Repeat the material exactly from its first line to the line that includes "const aconLarvaeErr = [0.003, 0.185, 0.07, 0.085, 0.083];". Skip pictures.

____ Supplied information

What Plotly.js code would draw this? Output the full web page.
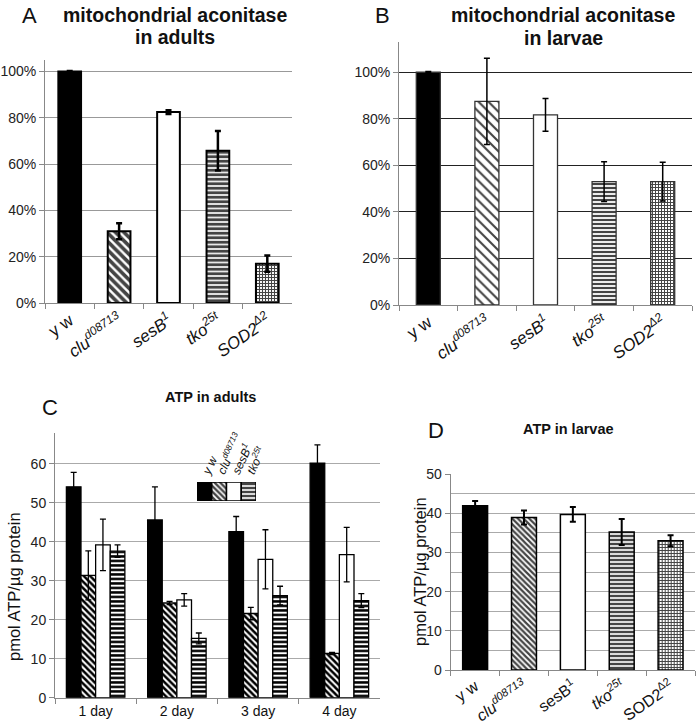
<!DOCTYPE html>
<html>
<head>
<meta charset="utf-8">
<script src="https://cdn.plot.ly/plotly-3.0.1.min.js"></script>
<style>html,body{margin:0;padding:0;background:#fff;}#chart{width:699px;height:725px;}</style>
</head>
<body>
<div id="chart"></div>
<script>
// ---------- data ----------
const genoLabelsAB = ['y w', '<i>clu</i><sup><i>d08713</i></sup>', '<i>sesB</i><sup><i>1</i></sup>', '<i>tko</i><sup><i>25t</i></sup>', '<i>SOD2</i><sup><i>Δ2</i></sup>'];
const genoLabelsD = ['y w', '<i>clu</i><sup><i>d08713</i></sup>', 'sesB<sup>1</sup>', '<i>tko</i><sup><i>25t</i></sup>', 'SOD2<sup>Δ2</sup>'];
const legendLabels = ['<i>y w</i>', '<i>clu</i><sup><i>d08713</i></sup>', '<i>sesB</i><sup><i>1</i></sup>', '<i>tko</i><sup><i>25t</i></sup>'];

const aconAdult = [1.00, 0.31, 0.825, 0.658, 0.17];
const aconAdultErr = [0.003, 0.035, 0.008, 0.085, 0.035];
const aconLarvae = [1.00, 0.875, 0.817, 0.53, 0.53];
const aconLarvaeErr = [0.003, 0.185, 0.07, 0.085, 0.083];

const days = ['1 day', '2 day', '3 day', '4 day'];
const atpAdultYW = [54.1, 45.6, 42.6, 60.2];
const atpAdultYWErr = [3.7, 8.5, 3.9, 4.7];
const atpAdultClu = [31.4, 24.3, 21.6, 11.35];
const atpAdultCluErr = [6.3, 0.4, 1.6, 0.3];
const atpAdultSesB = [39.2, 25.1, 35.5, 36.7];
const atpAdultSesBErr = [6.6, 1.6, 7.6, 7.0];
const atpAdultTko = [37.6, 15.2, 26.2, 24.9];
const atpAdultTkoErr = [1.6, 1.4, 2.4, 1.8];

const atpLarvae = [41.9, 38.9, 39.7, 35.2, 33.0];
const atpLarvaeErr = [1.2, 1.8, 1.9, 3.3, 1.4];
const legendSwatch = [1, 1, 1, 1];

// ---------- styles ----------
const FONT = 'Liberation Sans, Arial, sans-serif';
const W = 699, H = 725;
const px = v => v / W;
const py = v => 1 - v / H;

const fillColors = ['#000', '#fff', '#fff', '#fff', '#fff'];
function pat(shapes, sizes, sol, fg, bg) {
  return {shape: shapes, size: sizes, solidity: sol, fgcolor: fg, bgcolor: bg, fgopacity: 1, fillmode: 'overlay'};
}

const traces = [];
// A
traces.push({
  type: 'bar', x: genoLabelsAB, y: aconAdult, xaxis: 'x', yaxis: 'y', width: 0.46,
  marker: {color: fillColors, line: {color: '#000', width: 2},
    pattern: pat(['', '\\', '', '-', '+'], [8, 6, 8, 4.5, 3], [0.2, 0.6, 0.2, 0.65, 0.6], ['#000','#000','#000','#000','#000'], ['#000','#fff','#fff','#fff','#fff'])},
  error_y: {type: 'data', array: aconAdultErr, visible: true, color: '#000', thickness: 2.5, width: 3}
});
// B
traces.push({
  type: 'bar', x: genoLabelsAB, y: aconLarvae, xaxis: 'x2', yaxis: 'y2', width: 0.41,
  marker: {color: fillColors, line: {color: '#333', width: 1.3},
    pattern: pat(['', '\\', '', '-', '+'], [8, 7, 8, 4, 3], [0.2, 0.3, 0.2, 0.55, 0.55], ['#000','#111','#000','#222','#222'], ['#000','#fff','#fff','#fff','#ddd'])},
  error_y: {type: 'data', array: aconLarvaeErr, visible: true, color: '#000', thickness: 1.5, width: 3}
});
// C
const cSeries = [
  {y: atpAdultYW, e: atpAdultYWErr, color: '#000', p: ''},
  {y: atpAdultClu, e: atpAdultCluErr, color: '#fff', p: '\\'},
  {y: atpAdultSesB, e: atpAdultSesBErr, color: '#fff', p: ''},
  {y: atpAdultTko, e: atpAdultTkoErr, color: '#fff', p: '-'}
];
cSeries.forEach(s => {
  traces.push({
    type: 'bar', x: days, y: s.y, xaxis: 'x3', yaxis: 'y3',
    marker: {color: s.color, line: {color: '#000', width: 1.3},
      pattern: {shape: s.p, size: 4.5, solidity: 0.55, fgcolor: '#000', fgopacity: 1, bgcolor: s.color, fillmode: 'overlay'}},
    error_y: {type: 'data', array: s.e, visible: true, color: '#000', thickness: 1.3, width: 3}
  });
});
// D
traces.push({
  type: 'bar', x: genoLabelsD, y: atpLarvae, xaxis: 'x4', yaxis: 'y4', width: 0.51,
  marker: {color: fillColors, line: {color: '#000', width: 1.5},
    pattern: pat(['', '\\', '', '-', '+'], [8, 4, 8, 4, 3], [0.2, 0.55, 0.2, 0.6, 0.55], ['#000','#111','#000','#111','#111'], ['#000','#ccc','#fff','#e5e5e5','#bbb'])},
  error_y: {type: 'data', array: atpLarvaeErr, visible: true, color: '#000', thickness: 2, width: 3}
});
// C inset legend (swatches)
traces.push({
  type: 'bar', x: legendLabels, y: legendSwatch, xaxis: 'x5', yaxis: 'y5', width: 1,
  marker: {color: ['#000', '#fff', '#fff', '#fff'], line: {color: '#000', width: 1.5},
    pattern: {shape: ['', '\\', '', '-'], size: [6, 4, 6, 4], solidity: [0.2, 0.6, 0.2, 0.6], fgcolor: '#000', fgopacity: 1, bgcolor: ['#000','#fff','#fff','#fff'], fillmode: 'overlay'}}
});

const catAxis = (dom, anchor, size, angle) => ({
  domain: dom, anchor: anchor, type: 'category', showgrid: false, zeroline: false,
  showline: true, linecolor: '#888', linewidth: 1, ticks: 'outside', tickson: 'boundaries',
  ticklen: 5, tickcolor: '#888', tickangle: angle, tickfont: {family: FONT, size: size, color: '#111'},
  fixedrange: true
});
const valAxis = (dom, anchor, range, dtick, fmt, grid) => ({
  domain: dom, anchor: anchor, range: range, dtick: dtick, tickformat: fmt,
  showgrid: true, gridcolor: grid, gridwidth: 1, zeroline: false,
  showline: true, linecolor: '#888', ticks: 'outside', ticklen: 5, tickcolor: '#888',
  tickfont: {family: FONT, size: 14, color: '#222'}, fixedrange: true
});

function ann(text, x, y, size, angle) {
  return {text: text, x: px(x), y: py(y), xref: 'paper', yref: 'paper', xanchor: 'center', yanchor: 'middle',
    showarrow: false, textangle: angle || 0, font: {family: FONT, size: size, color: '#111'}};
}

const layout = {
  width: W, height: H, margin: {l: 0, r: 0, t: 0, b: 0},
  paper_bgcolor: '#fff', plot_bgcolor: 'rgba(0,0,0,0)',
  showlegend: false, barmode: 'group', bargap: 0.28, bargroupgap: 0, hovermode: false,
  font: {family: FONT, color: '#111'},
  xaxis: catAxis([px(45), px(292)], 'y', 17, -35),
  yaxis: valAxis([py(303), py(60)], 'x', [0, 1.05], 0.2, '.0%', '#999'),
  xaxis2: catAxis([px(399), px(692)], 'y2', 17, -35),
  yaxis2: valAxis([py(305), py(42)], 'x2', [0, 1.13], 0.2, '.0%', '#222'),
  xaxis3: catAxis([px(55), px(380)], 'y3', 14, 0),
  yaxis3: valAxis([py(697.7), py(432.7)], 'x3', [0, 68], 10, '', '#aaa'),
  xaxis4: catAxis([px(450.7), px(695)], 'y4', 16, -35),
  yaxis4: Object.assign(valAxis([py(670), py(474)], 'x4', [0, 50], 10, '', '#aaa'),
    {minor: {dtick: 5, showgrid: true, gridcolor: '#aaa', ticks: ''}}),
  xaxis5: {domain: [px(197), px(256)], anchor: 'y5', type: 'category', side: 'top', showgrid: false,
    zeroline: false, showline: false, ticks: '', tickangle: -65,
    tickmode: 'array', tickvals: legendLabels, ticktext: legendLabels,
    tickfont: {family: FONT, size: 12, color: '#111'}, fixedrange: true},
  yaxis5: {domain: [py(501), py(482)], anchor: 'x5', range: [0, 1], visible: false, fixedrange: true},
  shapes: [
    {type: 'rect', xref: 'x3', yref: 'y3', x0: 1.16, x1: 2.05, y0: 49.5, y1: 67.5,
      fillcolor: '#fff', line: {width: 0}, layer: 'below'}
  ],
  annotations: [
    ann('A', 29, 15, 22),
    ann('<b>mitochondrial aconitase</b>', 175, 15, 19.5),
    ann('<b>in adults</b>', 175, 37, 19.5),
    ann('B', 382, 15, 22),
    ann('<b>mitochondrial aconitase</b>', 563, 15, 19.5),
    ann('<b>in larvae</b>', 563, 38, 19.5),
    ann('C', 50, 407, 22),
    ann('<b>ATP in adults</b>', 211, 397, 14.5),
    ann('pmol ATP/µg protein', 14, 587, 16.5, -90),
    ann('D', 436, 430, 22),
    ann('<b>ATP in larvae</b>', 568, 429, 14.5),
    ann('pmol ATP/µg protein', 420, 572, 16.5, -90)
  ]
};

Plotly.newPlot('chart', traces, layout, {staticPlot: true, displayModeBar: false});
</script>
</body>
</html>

________

** Complete output **
What Plotly.js code would draw this? Output the full web page.
<!DOCTYPE html>
<html>
<head>
<meta charset="utf-8">
<script src="https://cdn.plot.ly/plotly-3.0.1.min.js"></script>
<style>html,body{margin:0;padding:0;background:#fff;}#chart{width:699px;height:725px;}</style>
</head>
<body>
<div id="chart"></div>
<script>
// ---------- data ----------
const genoLabelsAB = ['y w', '<i>clu</i><sup><i>d08713</i></sup>', '<i>sesB</i><sup><i>1</i></sup>', '<i>tko</i><sup><i>25t</i></sup>', '<i>SOD2</i><sup><i>Δ2</i></sup>'];
const genoLabelsD = ['y w', '<i>clu</i><sup><i>d08713</i></sup>', 'sesB<sup>1</sup>', '<i>tko</i><sup><i>25t</i></sup>', 'SOD2<sup>Δ2</sup>'];
const legendLabels = ['<i>y w</i>', '<i>clu</i><sup><i>d08713</i></sup>', '<i>sesB</i><sup><i>1</i></sup>', '<i>tko</i><sup><i>25t</i></sup>'];

const aconAdult = [1.00, 0.31, 0.825, 0.658, 0.17];
const aconAdultErr = [0.003, 0.035, 0.008, 0.085, 0.035];
const aconLarvae = [1.00, 0.875, 0.817, 0.53, 0.53];
const aconLarvaeErr = [0.003, 0.185, 0.07, 0.085, 0.083];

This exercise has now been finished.